Touch.

Chefs have a reputation for not having any feeling left in their fingers.

That’s not nearly accurate.

It’s true in a way: my temperature sensitivity is minimal.  Unless it’s REALLY HOT (or cold) I typically am not phased.

My sensitivity and awareness to/of other things, though, is probably much higher than you could imagine.  My fingers, they are full of feels.  In the literal and figurative senses of the word.  What my fingers feel is directly connected to what my heart feels.

Salt – this is the most distinct and intense of the spices for me.  Kosher salt, specifically.  The way the crystals stick in your fingerprint.  How gritty it feels.  The way it doesn’t slide but grinds across itself, sprinkles out of your fingertips at the edge of the pressure.  When you shake your wrist just so, and make your thumb do those little circles so that the coat is even on whatever you’re salting…  it’s the only crystalline thing in your seasoning setup and so it is completely unique.
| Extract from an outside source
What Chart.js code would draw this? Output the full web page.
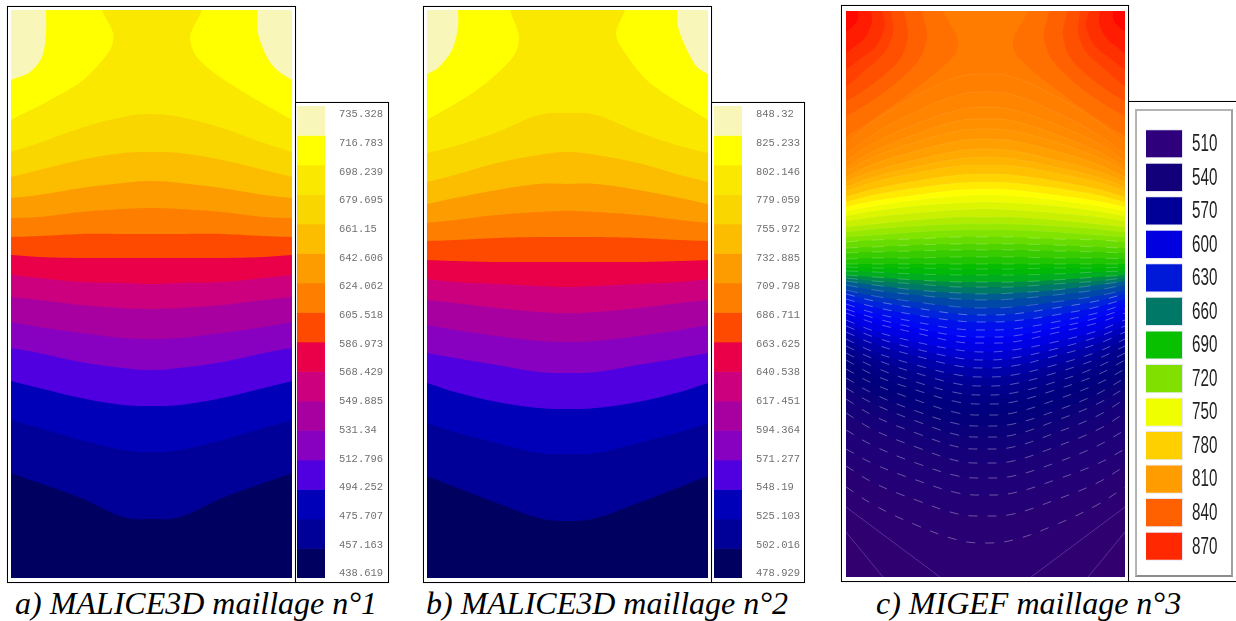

Identifiable with your eyes closed.  My heart skips every time I pick it up in my fingertips because I know it is the start of something new.  Something delicious.

Pepper is almost as distinct as salt.  Fresh… somewhere between cracked and ground.  Not powder.  Just a few remaining ‘big’ pieces… half peppercorns that snuck through the blades of the grinder between pulses.  Pepper is entirely different from salt.  Softer.  Round edges.  It’s not sticky like the salt.  You have to be more careful with it.  It will fall out of your fingertips in clumps if you try to hold too much at once.  I know it, but i know it like the voice of a highschool acquaintance.  Familiar, but I don’t really like it on it’s own.

When you mix the salt and pepper together you get this kind of heavenly concoction.  Like your best friends all in one room.  The perfect mix of sticky and slippery, loud and soft,  it has a little bit of float but doesn’t blow in the draft from the hoods like the solo pepper would.  It is easy to get a nice even coating.

Crushed pepper flakes, powdered spices, crushed pods and ground twig-like things, chopped herbs and whole spices.  Texture and consistency of sauces, a good stock from a weak one… These are all things my fingers can feel and distinguish from one another.  They all have specific qualities that make them identifiable without having to look at them.  All facilitated by my fingers.

So you see, my fingers, they have a lot of feeling.  They know a great many things.  They may not know heat or cold, but they know a great many things.